On top of that, the constant turn-over of people in your life and an often changing situation as you work through graduate school and a postdoc typically results in moving apartments several times, even within a given location. A year on the south side of town, two on the west end, one downtown.... You get in the habit of not accumulating to much crap.
I was no exception. The longest time I spent in one apartment over a 15 year span was three years and I only managed that feat once during that time, which was dominated by one year stays. After a while it just gets ingrained in you that the next move is right around the corner.
This is just one more reason why landing a PI job leads to an entirely new set of experiences. For the first time in memory we have a lasting stake in our community. It never mattered what was going on with the school system wherever we were previously because we were never going to be faced with those issues. Local politics? They could only do so much that would affect our lives and we weren't even able to vote in the first place. For better or for worse, it was like having diplomatic immunity.

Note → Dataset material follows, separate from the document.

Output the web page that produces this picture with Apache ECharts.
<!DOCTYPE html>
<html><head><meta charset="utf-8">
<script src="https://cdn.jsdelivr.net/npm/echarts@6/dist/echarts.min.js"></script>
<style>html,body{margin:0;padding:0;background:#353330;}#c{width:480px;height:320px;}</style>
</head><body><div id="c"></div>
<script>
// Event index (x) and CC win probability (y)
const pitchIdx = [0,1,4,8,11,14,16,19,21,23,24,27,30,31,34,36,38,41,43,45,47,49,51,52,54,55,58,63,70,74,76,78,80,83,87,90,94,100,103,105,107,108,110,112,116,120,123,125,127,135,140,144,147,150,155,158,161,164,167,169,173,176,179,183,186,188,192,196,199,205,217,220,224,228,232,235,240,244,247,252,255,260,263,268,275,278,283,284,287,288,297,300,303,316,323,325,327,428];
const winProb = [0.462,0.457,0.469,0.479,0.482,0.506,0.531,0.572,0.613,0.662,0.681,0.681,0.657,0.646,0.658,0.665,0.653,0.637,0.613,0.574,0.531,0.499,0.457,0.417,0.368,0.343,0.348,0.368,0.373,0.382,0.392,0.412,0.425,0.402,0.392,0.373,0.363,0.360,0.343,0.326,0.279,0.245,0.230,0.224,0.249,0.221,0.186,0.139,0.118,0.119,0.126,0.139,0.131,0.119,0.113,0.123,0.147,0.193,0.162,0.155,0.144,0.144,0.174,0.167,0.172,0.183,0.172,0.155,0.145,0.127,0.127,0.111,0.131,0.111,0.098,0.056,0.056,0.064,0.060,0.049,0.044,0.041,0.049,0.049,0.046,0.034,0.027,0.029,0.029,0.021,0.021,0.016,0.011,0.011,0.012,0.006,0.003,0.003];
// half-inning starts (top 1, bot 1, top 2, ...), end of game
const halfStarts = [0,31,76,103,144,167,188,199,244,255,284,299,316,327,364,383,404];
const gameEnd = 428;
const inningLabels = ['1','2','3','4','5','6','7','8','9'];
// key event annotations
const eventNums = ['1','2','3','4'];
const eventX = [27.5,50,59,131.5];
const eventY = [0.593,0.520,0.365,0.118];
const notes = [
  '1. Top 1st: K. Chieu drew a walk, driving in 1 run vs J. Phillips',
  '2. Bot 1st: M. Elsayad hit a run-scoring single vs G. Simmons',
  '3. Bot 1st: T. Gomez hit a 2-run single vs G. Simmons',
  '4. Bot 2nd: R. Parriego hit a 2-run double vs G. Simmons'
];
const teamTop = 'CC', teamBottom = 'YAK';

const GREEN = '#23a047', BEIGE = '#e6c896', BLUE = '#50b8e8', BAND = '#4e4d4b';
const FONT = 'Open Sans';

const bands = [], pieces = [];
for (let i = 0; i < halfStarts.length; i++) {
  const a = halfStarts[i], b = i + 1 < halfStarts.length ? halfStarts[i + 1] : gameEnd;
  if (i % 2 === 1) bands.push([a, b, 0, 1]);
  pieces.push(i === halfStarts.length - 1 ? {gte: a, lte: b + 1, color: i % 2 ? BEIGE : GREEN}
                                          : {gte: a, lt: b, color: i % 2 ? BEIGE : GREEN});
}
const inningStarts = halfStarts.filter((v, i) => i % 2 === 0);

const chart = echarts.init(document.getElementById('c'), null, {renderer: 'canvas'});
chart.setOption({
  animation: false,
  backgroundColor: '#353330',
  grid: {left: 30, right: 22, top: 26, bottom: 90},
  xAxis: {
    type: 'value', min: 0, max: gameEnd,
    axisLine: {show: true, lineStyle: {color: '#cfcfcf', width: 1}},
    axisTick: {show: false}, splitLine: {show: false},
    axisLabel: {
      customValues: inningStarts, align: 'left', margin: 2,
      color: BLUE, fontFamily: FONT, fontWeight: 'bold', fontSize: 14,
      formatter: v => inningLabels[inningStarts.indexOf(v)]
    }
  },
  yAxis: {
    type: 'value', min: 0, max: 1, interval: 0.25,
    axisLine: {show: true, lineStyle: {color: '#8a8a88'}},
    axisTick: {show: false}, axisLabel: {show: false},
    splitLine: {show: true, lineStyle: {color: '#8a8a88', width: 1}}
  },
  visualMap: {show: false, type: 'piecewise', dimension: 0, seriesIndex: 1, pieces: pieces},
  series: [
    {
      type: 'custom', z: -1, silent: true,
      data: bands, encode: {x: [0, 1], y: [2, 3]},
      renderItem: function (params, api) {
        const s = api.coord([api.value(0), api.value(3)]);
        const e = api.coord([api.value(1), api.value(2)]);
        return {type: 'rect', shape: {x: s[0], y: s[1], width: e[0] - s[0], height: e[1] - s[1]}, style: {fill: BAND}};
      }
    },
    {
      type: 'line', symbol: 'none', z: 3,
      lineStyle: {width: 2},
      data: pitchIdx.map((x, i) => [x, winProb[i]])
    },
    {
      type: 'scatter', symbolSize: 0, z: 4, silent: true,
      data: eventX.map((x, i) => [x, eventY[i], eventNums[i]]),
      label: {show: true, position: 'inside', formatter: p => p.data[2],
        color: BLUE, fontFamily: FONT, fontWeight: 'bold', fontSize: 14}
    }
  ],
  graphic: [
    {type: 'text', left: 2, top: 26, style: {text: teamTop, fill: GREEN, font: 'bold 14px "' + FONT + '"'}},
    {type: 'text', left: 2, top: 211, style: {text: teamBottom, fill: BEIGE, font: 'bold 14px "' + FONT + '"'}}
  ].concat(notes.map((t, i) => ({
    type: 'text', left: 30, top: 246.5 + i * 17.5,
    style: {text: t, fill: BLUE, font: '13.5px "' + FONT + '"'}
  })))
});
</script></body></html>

These days I do care about the community because I am likely to be here a while. I own property here (and by that I mean the bank owns property here that I inhabit) and want to make sure that the school system is strong. To that end I have gotten involved in providing science teachers the tools to do their job more effectively. There are a number of advantages to me for doing this, but it is a much larger time suck than I expected and several of the deadlines fall at particularly bad times for me. After a few recent meetings I have walked away wondering if the advantages outweigh the time and effort I am putting in to this and I have realized that they wouldn't have been until recently. I am now part of a community and not just living in a place. My kids will grow up here* and this is one way I can contribute to raising standards in local schools. I do wonder sometimes if it is foolish to use precious summer hours to teach 6-12 teachers when I need to worry about getting tenure*, but I can't help thinking that there is more required of me than just paying taxes.
* Yes, I am aware that getting tenure is an important component in determining whether my kids will indeed grow up here.